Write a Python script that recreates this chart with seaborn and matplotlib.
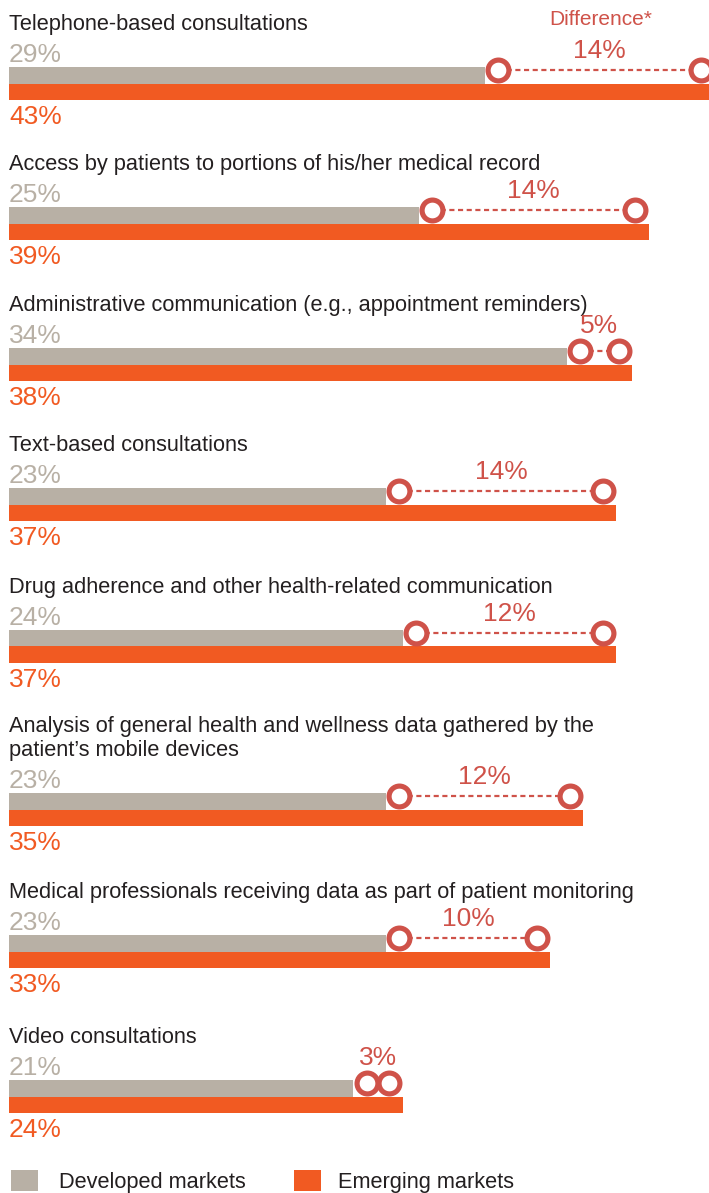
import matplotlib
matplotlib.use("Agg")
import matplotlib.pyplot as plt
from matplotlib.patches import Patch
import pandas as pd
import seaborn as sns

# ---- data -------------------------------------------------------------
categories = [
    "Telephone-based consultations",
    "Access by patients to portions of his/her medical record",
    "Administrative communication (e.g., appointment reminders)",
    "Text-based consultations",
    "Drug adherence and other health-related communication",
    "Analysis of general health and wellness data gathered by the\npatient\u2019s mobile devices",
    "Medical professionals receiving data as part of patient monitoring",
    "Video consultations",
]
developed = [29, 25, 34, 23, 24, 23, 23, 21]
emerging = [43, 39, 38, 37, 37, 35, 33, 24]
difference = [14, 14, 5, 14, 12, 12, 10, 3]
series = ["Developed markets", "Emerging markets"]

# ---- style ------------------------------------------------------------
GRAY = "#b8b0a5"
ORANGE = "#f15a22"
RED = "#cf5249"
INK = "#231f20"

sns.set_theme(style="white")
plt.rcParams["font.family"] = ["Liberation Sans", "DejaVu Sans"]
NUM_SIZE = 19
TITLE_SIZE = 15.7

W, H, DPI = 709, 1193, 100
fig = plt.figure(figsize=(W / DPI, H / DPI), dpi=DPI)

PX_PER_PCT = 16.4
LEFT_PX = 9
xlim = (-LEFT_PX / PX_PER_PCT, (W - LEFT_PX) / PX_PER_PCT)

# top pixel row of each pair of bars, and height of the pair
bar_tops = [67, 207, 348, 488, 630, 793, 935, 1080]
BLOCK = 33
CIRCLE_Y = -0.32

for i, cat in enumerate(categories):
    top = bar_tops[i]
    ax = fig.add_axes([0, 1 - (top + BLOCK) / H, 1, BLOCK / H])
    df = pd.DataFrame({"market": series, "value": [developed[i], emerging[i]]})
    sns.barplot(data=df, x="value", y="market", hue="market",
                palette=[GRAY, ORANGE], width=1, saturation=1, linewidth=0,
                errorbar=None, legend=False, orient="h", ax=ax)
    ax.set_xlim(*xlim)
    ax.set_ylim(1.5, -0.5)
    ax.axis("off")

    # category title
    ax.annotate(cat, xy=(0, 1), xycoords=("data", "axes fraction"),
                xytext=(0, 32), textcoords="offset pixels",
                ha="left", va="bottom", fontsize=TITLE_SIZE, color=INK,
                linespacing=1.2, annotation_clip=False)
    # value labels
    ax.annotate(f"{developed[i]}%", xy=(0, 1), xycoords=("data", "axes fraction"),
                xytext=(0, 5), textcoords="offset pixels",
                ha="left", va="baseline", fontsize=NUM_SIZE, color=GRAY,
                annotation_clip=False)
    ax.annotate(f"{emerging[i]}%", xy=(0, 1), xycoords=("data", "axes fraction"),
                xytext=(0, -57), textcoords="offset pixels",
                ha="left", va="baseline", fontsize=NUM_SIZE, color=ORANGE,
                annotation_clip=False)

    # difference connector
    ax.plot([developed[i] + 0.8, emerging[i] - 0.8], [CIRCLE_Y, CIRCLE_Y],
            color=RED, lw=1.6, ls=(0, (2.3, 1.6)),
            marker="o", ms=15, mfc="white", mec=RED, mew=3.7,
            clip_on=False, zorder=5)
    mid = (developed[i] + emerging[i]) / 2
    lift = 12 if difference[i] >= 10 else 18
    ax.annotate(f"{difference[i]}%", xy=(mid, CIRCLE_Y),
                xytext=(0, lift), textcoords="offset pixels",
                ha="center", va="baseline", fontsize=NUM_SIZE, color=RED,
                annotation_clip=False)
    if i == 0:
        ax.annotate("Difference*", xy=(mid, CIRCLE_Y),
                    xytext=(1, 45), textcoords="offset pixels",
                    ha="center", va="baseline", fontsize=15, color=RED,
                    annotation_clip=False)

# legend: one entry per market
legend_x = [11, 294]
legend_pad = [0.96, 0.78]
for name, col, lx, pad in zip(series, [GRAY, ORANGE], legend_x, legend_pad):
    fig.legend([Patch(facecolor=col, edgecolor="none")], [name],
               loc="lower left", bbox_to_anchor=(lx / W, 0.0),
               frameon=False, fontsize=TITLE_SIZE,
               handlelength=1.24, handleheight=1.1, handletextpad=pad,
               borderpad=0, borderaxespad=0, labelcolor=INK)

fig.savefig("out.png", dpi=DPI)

> GIVEN PROBLEM: Copy every line of the data word for word, omitting the images.

> CORRECT ANSWER:
Write a Python script that recreates this chart with seaborn and matplotlib.
import matplotlib
matplotlib.use("Agg")
import matplotlib.pyplot as plt
from matplotlib.patches import Patch
import pandas as pd
import seaborn as sns

# ---- data -------------------------------------------------------------
categories = [
    "Telephone-based consultations",
    "Access by patients to portions of his/her medical record",
    "Administrative communication (e.g., appointment reminders)",
    "Text-based consultations",
    "Drug adherence and other health-related communication",
    "Analysis of general health and wellness data gathered by the\npatient\u2019s mobile devices",
    "Medical professionals receiving data as part of patient monitoring",
    "Video consultations",
]
developed = [29, 25, 34, 23, 24, 23, 23, 21]
emerging = [43, 39, 38, 37, 37, 35, 33, 24]
difference = [14, 14, 5, 14, 12, 12, 10, 3]
series = ["Developed markets", "Emerging markets"]

# ---- style ------------------------------------------------------------
GRAY = "#b8b0a5"
ORANGE = "#f15a22"
RED = "#cf5249"
INK = "#231f20"

sns.set_theme(style="white")
plt.rcParams["font.family"] = ["Liberation Sans", "DejaVu Sans"]
NUM_SIZE = 19
TITLE_SIZE = 15.7

W, H, DPI = 709, 1193, 100
fig = plt.figure(figsize=(W / DPI, H / DPI), dpi=DPI)

PX_PER_PCT = 16.4
LEFT_PX = 9
xlim = (-LEFT_PX / PX_PER_PCT, (W - LEFT_PX) / PX_PER_PCT)

# top pixel row of each pair of bars, and height of the pair
bar_tops = [67, 207, 348, 488, 630, 793, 935, 1080]
BLOCK = 33
CIRCLE_Y = -0.32

for i, cat in enumerate(categories):
    top = bar_tops[i]
    ax = fig.add_axes([0, 1 - (top + BLOCK) / H, 1, BLOCK / H])
    df = pd.DataFrame({"market": series, "value": [developed[i], emerging[i]]})
    sns.barplot(data=df, x="value", y="market", hue="market",
                palette=[GRAY, ORANGE], width=1, saturation=1, linewidth=0,
                errorbar=None, legend=False, orient="h", ax=ax)
    ax.set_xlim(*xlim)
    ax.set_ylim(1.5, -0.5)
    ax.axis("off")

    # category title
    ax.annotate(cat, xy=(0, 1), xycoords=("data", "axes fraction"),
                xytext=(0, 32), textcoords="offset pixels",
                ha="left", va="bottom", fontsize=TITLE_SIZE, color=INK,
                linespacing=1.2, annotation_clip=False)
    # value labels
    ax.annotate(f"{developed[i]}%", xy=(0, 1), xycoords=("data", "axes fraction"),
                xytext=(0, 5), textcoords="offset pixels",
                ha="left", va="baseline", fontsize=NUM_SIZE, color=GRAY,
                annotation_clip=False)
    ax.annotate(f"{emerging[i]}%", xy=(0, 1), xycoords=("data", "axes fraction"),
                xytext=(0, -57), textcoords="offset pixels",
                ha="left", va="baseline", fontsize=NUM_SIZE, color=ORANGE,
                annotation_clip=False)

    # difference connector
    ax.plot([developed[i] + 0.8, emerging[i] - 0.8], [CIRCLE_Y, CIRCLE_Y],
            color=RED, lw=1.6, ls=(0, (2.3, 1.6)),
            marker="o", ms=15, mfc="white", mec=RED, mew=3.7,
            clip_on=False, zorder=5)
    mid = (developed[i] + emerging[i]) / 2
    lift = 12 if difference[i] >= 10 else 18
    ax.annotate(f"{difference[i]}%", xy=(mid, CIRCLE_Y),
                xytext=(0, lift), textcoords="offset pixels",
                ha="center", va="baseline", fontsize=NUM_SIZE, color=RED,
                annotation_clip=False)
    if i == 0:
        ax.annotate("Difference*", xy=(mid, CIRCLE_Y),
                    xytext=(1, 45), textcoords="offset pixels",
                    ha="center", va="baseline", fontsize=15, color=RED,
                    annotation_clip=False)

# legend: one entry per market
legend_x = [11, 294]
legend_pad = [0.96, 0.78]
for name, col, lx, pad in zip(series, [GRAY, ORANGE], legend_x, legend_pad):
    fig.legend([Patch(facecolor=col, edgecolor="none")], [name],
               loc="lower left", bbox_to_anchor=(lx / W, 0.0),
               frameon=False, fontsize=TITLE_SIZE,
               handlelength=1.24, handleheight=1.1, handletextpad=pad,
               borderpad=0, borderaxespad=0, labelcolor=INK)

fig.savefig("out.png", dpi=DPI)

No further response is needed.